One of the recurring tasks that crops up is keeping track (carefully) of which code gets executed in the thread's context and which code gets executed by external threads in an external context, with synchronization objects guarding data shared by the threads. All basic thread programming stuff. One of the recurring annoyances is creating functions to allow external threads to submit or retrieve data, and moving data from public thread-safe memory objects to those private to the thread and back the other way.

I was wondering if anyone has ever seen a programming language that makes this simpler? Here's what I would love as a programming thread idiom. Let's take a Delphi TThread sub-class created for this discussion. Suppose I could mark class methods with one of three keywords like Private, PublicExecuteInAnyContext, or PublicExecuteInPrivateContext. Here's how they would work.

Private: Private methods would only execute in the thread's context. The compiler would automatically add code that would raise an exception if a code path led to that method being executed in a context outside of the host thread. (E.g. - "Error, attempt to execute method private to thread $AEB from thread $EE0").

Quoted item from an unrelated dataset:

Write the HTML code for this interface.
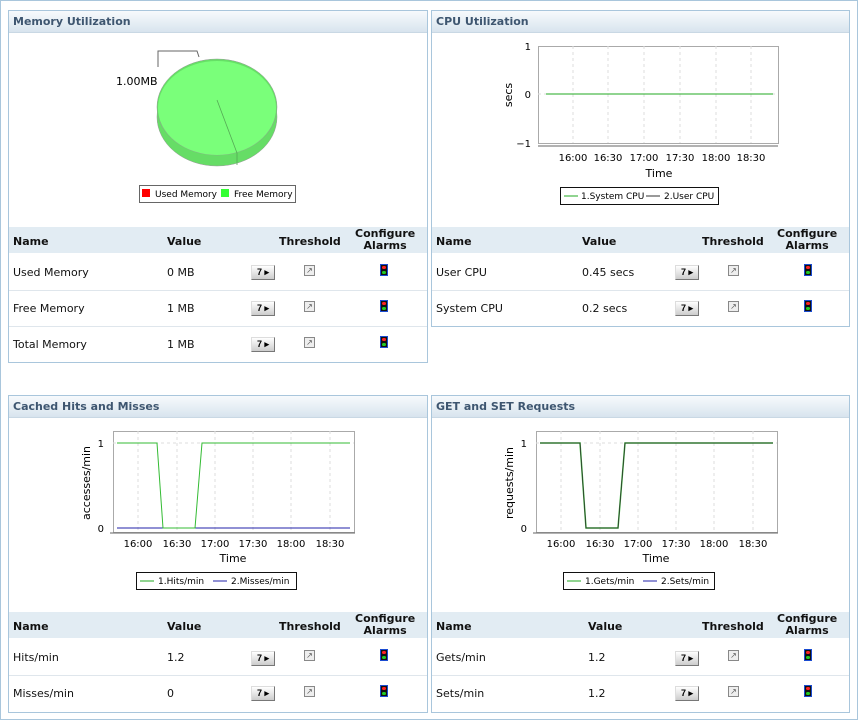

PublicExecuteInAnyContext: methods marked as such could be called by the thread that owns the method and any external thread. Any data objects referenced in these methods would automatically be guarded with synchronization objects, with the option to override the default choice and supply your own. (Mutex or semaphore instead of Critical Section, etc.)

PublicExecuteInPrivateContext: Methods marked with this keyword would execute in the thread's context, but are callable by any thread. This option would allow for two strategies for dealing with calls to such methods by external threads:

1) Mode 1 - Block calling thread: the calling thread would block until the method returned. In other words the compiler would automatically write code to make the calling thread would block. Any parameters passed by the calling thread would be copied into variables private to the host thread. The method would not execute until the host thread received control. When the host thread exited the method the calling thread would be released and would have any results returned by the method copied into it's own private variable space.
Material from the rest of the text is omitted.